Gather every line below where "this" appears.

#### [DATA SECTION]
# # # # #

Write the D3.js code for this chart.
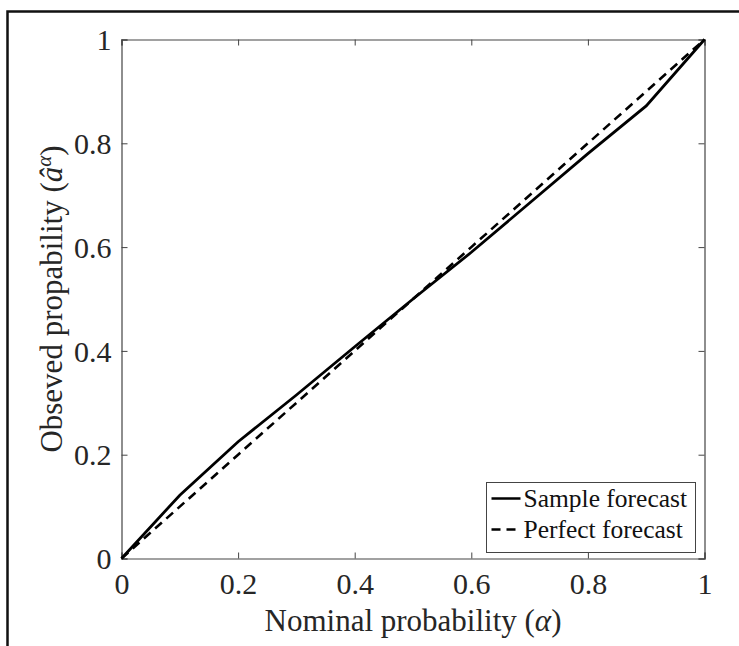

# # # # #

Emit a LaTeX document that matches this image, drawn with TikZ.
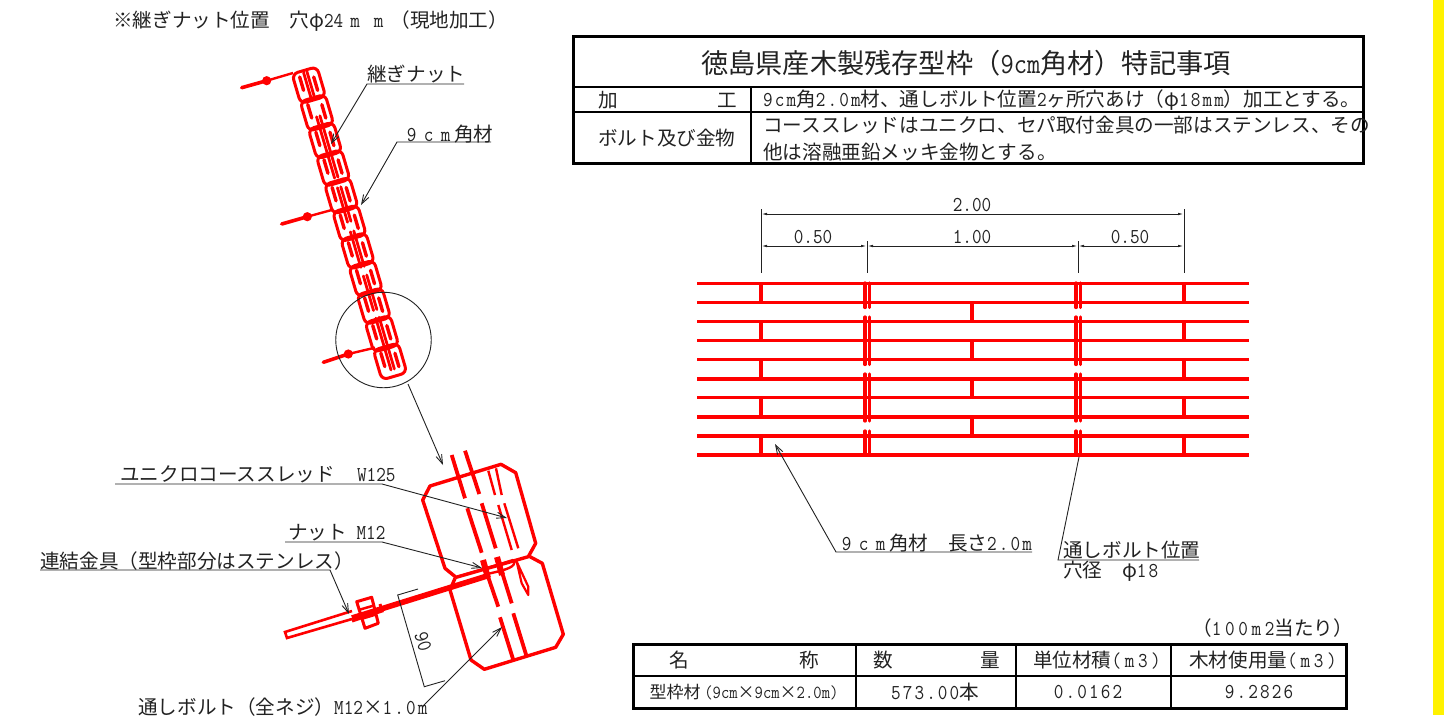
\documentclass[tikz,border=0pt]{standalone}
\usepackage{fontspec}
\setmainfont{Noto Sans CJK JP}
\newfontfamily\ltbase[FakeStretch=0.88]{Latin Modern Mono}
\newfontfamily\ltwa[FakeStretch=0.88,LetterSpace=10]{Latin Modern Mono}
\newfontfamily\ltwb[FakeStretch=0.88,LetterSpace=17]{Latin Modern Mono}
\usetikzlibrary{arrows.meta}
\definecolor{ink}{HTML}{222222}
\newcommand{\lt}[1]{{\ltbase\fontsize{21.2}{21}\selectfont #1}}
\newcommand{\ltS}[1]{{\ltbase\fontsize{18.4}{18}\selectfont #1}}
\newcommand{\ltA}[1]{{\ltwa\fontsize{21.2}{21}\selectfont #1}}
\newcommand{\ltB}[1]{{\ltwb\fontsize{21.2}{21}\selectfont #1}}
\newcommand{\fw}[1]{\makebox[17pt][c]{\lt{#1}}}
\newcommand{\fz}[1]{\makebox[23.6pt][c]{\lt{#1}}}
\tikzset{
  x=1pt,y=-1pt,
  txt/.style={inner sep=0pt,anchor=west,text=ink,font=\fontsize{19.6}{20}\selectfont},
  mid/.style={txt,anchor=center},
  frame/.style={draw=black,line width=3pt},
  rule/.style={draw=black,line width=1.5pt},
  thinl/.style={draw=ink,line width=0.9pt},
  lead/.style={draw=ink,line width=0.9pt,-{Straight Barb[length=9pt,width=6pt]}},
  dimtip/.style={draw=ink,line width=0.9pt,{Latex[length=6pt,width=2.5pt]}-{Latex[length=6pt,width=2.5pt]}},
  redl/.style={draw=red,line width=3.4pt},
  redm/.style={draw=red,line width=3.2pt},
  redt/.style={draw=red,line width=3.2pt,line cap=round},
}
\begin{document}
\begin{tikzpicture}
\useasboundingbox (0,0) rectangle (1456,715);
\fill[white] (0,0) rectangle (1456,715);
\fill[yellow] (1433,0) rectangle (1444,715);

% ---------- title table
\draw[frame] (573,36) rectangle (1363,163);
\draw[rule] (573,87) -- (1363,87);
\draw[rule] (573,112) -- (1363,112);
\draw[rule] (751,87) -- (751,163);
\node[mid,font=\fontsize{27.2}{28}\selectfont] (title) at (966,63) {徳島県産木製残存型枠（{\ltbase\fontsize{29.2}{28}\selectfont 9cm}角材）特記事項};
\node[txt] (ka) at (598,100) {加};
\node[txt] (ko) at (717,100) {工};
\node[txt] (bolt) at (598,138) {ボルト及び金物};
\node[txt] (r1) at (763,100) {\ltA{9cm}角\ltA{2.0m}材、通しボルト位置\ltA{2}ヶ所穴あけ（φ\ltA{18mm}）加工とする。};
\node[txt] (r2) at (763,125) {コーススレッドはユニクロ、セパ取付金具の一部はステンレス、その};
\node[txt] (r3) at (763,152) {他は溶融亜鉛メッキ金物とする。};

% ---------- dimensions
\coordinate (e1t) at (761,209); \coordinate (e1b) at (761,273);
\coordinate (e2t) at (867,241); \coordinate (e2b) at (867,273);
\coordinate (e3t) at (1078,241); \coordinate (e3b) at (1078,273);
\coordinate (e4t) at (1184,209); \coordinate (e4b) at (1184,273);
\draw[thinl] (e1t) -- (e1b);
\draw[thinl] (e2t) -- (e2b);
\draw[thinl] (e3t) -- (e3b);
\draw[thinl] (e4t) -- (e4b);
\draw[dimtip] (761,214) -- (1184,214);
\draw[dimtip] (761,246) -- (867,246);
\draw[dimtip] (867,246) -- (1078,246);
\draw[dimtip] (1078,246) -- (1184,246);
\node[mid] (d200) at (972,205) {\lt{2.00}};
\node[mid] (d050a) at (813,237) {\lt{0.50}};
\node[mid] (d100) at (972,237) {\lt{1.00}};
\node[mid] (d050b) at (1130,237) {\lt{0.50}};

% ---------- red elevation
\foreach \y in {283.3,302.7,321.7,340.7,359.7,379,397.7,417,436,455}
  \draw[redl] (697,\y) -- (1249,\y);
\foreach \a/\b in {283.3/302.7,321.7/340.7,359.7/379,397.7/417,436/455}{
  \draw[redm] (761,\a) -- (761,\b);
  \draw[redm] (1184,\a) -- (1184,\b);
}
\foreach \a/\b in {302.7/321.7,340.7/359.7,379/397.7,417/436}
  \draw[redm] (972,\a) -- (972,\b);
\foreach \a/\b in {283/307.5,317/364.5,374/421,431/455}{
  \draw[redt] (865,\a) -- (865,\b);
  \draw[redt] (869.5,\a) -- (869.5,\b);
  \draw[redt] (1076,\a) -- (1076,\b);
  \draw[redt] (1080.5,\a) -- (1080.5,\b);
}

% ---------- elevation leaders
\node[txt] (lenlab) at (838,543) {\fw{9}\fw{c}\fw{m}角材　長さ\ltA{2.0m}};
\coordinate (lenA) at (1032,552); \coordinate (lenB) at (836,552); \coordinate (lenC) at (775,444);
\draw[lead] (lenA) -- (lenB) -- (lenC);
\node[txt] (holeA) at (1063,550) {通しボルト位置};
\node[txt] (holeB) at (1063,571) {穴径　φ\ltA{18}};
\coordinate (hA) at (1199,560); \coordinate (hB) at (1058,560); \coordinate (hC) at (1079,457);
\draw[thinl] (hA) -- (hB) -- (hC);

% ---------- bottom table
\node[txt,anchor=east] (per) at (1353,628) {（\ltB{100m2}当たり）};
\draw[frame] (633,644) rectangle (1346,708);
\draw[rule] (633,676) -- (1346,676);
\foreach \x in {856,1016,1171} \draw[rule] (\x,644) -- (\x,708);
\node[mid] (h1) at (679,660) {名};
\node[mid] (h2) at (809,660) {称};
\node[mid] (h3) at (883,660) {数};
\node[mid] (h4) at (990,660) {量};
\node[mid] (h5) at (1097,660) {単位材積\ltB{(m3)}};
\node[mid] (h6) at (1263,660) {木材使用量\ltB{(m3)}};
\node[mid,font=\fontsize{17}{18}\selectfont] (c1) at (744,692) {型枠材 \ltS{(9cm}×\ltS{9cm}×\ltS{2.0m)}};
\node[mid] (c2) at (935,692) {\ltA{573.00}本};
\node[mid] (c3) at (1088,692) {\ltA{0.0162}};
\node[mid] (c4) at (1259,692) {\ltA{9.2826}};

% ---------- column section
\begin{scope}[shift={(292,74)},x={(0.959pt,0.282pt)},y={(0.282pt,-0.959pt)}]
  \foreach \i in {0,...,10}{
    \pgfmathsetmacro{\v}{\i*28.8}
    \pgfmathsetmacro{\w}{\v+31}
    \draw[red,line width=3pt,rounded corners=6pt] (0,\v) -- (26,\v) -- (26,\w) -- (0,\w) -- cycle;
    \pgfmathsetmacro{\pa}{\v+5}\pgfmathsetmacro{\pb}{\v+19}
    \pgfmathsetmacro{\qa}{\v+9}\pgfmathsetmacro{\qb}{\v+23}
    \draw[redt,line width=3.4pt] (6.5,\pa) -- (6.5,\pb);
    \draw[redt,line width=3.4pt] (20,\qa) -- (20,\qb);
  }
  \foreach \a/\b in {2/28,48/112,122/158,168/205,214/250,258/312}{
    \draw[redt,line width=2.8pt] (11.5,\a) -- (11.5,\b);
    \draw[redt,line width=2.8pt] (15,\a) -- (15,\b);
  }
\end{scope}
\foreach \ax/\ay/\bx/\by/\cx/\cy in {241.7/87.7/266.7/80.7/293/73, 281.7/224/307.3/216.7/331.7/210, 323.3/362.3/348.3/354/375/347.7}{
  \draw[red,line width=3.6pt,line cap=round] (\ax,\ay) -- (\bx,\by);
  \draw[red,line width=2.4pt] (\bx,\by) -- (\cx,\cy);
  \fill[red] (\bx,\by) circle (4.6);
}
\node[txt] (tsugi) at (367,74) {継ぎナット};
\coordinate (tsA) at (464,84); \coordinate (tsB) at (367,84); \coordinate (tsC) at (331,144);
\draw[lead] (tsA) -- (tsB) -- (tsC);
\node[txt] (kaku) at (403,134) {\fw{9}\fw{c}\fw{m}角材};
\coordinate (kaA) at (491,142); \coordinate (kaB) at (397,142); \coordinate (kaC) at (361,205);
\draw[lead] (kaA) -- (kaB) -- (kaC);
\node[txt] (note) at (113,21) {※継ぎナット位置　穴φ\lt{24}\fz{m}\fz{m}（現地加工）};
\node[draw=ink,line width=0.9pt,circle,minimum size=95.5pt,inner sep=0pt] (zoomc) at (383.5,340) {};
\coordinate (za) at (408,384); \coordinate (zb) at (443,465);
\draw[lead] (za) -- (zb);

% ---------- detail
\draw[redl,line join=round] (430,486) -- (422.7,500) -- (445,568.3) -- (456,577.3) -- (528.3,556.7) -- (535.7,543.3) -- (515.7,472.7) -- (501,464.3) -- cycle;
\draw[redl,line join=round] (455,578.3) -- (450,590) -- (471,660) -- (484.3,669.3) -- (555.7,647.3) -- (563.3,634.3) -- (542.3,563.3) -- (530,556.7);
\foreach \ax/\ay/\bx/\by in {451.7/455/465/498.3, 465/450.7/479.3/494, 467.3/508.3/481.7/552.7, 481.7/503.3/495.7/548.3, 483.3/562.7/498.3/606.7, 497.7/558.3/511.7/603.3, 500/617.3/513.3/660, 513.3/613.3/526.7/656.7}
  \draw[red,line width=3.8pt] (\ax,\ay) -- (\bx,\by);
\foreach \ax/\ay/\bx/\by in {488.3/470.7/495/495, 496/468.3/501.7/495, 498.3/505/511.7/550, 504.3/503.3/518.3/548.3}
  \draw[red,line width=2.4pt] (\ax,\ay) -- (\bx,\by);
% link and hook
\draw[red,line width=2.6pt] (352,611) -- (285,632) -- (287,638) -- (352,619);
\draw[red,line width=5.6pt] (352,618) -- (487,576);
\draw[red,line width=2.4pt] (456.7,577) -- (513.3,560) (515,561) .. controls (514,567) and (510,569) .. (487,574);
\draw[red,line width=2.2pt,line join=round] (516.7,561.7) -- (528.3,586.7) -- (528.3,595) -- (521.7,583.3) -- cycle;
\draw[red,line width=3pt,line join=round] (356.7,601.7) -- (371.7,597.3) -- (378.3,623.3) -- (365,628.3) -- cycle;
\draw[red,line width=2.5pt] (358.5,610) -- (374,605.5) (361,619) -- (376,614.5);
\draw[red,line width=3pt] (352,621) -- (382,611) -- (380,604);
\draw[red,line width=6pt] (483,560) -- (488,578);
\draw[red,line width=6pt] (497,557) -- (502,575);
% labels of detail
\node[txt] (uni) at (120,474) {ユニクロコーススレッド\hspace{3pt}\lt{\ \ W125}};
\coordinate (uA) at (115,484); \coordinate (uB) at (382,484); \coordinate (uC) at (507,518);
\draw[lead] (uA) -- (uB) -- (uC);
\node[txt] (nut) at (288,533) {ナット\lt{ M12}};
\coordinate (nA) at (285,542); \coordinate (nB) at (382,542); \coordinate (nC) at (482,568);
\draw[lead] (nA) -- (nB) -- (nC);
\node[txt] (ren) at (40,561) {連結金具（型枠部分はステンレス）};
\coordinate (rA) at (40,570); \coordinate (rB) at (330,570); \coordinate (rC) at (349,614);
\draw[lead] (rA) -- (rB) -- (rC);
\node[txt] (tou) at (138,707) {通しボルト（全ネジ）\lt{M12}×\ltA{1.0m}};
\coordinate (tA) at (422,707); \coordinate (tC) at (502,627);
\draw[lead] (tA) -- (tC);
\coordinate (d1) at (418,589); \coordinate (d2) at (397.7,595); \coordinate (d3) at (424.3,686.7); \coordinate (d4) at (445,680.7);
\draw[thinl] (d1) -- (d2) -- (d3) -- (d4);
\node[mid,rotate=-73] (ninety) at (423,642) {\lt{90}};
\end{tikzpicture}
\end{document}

# # # # #

#### [WRITTEN RESPONSE]
Write the D3.js code for this chart.
Emit a LaTeX document that matches this image, drawn with TikZ.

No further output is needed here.